* WRITTEN REQUEST *
Consider the listing below. Extract exactly the lines from the line containing "Convert this chart to Altair code." to the line containing "PL, PT = 95, 18", both included.

* SOURCE DATA *
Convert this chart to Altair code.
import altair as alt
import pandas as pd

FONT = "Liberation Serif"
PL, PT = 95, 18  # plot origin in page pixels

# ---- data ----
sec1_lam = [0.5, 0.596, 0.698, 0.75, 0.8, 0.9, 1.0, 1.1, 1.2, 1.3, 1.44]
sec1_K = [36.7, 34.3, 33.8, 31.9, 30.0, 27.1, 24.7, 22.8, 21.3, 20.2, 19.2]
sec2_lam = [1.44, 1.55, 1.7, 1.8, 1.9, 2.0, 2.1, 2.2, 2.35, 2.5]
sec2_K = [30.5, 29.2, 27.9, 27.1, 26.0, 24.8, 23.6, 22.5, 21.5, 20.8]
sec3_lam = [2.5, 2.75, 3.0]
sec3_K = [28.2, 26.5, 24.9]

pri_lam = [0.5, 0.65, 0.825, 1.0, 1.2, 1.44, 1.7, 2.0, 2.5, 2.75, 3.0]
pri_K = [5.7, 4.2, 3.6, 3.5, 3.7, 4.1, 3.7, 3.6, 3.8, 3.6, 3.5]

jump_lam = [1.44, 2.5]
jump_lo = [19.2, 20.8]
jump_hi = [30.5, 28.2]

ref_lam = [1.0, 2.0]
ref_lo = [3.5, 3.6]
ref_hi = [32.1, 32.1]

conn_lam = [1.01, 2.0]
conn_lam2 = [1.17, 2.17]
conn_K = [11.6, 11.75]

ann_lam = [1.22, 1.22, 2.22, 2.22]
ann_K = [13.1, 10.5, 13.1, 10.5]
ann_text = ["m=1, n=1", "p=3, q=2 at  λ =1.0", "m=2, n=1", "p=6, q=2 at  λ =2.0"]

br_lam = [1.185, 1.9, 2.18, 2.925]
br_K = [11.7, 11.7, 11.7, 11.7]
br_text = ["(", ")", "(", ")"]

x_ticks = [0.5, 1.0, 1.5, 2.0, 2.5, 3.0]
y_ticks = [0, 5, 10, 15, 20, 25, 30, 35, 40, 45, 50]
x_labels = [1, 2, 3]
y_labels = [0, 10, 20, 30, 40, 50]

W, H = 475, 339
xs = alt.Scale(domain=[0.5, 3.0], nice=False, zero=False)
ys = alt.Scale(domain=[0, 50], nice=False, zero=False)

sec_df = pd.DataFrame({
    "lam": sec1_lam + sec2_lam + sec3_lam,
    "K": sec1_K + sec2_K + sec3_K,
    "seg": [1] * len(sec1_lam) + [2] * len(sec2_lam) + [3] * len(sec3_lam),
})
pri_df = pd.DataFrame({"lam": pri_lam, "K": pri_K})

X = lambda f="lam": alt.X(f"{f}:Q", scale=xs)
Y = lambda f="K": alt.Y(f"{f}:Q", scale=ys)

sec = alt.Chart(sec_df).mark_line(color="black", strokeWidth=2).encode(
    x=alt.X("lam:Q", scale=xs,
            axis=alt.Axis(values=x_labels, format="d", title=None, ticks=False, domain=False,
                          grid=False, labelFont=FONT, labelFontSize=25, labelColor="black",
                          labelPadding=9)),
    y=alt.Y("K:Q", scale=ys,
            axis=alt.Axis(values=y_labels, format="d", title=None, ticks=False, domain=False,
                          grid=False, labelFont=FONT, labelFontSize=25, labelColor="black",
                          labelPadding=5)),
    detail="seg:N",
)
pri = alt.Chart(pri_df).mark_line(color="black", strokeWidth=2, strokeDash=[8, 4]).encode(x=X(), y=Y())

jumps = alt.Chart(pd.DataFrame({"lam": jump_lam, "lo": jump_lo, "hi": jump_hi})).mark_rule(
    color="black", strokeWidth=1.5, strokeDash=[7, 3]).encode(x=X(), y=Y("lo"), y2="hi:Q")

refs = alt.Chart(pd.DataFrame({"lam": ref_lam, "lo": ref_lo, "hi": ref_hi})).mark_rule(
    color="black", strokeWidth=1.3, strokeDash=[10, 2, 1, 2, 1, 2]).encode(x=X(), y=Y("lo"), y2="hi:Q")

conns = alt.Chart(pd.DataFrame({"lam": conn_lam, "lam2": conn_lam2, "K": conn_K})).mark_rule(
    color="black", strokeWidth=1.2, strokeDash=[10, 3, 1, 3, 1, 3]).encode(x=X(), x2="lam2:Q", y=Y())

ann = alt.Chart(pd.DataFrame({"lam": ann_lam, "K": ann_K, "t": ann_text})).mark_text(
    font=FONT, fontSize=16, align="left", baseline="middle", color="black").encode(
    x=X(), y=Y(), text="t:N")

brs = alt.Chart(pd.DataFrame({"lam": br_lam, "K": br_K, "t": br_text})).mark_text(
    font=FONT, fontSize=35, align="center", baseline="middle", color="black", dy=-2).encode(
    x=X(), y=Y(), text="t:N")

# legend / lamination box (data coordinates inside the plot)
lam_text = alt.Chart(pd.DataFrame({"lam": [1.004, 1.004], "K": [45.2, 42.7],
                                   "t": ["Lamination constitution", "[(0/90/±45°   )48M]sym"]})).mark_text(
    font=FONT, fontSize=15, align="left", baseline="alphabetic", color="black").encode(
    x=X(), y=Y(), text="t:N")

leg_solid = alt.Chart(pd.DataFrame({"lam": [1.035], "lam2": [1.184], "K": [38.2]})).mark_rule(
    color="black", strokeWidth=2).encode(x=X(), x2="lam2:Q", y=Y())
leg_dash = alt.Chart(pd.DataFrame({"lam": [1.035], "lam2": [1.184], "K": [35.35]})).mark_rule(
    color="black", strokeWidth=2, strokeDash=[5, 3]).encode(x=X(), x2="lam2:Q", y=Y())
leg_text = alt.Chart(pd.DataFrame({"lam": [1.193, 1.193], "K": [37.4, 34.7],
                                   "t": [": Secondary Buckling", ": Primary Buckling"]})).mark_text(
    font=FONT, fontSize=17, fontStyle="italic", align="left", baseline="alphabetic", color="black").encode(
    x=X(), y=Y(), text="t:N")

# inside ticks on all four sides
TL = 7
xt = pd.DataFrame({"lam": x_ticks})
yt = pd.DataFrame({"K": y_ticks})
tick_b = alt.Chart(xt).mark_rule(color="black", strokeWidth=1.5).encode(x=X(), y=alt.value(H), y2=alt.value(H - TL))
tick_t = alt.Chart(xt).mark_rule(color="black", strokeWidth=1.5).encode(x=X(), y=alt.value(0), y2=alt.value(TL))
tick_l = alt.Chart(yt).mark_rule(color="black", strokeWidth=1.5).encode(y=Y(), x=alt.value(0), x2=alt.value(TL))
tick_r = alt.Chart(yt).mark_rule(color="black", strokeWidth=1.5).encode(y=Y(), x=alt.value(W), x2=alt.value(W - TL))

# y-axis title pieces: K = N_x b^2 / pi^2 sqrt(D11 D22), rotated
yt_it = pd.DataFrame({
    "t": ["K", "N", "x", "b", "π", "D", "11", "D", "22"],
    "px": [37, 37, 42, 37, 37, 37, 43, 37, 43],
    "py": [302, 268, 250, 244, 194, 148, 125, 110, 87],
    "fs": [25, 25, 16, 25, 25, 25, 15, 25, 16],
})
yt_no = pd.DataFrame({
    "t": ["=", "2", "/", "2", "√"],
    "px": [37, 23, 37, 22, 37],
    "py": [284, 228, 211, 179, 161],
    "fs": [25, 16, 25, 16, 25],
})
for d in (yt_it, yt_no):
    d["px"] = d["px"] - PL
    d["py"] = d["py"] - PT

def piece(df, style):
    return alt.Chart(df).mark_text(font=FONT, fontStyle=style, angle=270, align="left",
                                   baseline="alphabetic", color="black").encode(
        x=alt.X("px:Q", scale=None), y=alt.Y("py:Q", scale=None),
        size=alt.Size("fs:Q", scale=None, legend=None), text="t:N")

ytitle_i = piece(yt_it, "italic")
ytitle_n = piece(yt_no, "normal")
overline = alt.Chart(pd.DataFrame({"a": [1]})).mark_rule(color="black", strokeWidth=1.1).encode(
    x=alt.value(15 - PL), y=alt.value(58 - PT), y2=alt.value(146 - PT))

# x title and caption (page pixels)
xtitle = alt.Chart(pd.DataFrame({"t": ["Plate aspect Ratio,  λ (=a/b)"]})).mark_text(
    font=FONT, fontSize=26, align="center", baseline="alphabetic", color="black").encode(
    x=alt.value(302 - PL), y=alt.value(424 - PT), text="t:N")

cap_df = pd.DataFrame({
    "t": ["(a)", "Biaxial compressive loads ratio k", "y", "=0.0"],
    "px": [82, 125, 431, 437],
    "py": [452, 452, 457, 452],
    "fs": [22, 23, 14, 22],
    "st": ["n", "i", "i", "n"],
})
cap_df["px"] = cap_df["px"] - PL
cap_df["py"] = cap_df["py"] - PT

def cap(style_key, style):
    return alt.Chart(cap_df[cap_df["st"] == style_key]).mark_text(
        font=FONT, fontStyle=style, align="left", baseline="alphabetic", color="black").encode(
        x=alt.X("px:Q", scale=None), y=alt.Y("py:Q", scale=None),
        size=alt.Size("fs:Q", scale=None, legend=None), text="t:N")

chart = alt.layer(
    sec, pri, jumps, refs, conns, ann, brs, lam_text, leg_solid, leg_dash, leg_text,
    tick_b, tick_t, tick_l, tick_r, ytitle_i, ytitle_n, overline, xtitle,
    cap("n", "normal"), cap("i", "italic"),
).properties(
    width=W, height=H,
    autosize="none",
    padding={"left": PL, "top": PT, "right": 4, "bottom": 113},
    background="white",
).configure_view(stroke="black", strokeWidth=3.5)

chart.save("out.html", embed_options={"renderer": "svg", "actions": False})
...
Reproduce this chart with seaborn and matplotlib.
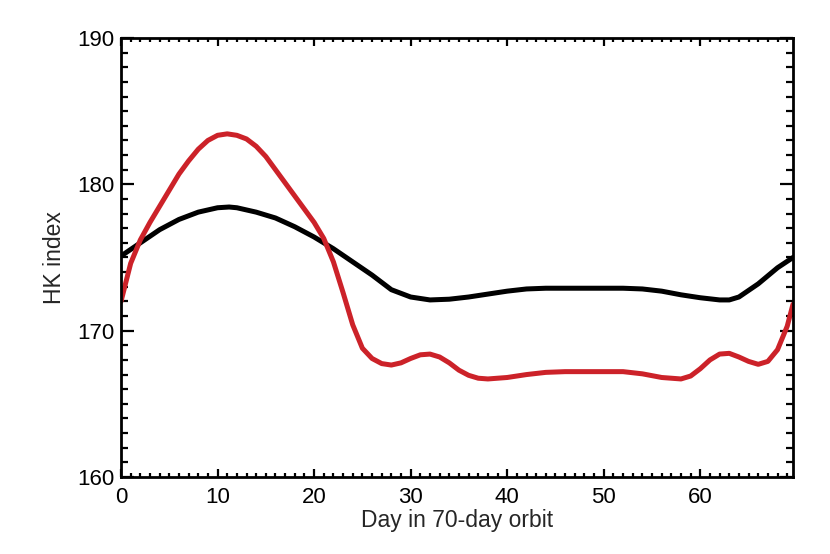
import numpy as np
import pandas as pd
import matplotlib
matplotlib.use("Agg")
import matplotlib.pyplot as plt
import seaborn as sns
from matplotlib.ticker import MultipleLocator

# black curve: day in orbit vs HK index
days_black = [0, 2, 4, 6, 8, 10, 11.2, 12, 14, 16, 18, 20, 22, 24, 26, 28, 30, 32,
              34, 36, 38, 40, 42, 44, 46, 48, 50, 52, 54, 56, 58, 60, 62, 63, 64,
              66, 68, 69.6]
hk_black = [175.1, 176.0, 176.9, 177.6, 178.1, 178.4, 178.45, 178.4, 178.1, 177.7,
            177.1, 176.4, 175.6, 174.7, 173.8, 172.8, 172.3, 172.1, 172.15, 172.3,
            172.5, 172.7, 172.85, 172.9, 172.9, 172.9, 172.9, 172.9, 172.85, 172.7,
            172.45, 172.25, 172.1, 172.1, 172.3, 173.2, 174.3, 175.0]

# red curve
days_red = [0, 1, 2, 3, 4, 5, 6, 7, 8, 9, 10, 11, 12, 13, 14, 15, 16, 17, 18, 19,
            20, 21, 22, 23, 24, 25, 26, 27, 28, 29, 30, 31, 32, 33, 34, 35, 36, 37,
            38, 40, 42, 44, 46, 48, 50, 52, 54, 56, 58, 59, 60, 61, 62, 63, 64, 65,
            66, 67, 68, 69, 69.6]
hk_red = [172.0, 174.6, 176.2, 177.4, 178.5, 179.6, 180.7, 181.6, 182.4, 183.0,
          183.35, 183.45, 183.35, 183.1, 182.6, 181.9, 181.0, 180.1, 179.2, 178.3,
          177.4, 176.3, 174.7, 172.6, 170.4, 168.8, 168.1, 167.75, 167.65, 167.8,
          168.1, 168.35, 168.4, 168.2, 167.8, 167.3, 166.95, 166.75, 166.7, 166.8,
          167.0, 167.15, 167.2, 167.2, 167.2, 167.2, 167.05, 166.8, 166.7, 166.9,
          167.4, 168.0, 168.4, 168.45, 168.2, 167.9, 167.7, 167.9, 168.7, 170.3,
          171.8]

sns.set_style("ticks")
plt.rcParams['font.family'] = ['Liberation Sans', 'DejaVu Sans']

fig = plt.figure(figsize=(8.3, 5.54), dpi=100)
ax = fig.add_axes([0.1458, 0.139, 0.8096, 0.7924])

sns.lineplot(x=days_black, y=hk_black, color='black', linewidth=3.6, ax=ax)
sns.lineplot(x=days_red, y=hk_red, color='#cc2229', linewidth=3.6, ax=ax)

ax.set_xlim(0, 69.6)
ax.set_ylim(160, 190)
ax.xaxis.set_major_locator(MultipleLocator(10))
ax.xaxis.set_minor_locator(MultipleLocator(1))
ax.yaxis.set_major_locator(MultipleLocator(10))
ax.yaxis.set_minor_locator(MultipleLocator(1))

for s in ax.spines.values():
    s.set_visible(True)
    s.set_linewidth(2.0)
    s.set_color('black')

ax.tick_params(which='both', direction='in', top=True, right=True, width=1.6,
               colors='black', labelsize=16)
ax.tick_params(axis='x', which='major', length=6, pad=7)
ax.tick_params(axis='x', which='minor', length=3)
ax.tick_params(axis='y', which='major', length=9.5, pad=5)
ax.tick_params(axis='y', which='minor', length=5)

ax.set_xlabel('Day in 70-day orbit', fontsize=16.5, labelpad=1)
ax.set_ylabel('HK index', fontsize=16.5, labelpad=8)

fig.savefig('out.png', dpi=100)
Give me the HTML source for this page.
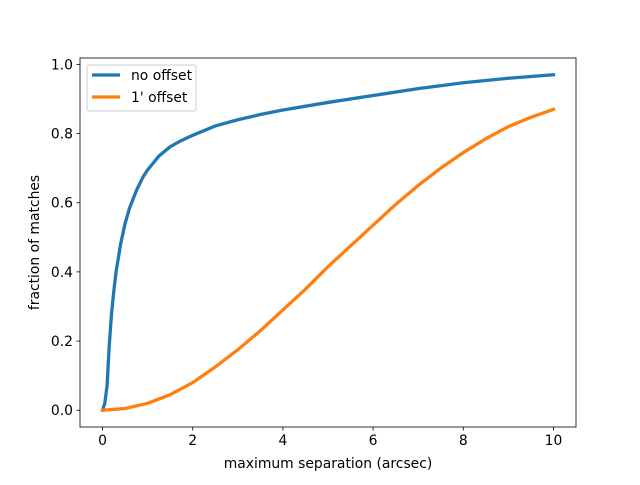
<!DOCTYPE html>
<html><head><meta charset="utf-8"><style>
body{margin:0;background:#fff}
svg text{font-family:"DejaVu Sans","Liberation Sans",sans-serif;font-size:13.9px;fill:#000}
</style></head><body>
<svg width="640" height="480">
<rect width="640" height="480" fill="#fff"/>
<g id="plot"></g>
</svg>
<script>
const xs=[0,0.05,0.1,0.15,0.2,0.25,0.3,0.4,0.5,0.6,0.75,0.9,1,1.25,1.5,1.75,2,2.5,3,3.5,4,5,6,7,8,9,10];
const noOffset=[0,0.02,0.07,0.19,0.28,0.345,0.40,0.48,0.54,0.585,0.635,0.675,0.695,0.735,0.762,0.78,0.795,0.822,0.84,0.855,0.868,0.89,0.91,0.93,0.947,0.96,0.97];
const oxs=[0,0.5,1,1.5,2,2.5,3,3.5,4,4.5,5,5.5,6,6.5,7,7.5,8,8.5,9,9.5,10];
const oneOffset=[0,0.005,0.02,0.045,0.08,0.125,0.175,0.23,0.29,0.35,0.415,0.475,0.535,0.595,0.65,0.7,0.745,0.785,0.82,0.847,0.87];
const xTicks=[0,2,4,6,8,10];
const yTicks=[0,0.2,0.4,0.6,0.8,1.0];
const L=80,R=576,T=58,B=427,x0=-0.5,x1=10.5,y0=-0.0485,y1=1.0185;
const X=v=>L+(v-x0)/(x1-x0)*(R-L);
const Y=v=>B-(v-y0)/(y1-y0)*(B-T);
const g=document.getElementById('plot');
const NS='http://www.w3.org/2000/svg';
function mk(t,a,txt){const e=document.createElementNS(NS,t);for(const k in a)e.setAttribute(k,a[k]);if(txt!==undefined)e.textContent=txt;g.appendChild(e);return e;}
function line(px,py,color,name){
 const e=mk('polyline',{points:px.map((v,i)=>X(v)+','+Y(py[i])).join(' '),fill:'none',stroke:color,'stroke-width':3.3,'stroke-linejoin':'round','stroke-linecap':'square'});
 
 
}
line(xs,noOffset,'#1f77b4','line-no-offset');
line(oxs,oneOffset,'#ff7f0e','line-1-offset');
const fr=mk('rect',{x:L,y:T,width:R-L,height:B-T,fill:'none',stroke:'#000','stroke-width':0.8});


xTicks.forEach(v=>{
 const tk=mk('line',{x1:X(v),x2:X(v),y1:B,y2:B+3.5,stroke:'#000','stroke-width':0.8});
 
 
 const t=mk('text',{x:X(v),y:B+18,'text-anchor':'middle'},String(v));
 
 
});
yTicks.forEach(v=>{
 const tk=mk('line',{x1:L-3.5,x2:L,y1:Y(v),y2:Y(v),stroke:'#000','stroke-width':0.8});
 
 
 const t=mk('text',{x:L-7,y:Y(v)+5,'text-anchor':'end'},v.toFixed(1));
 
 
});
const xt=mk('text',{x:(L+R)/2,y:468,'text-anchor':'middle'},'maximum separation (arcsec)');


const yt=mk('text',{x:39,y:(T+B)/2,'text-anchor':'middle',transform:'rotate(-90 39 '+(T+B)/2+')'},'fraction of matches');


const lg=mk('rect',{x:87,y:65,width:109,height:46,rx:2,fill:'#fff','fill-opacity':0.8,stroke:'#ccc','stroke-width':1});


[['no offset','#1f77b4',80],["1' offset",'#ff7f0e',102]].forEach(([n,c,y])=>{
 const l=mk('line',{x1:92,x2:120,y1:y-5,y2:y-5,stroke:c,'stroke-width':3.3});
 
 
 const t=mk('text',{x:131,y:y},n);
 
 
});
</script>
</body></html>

* ANSWER FOR THIS EXERCISE *
Convert this chart to Altair code.
import altair as alt
import pandas as pd

FONT = "Liberation Serif"
PL, PT = 95, 18  # plot origin in page pixels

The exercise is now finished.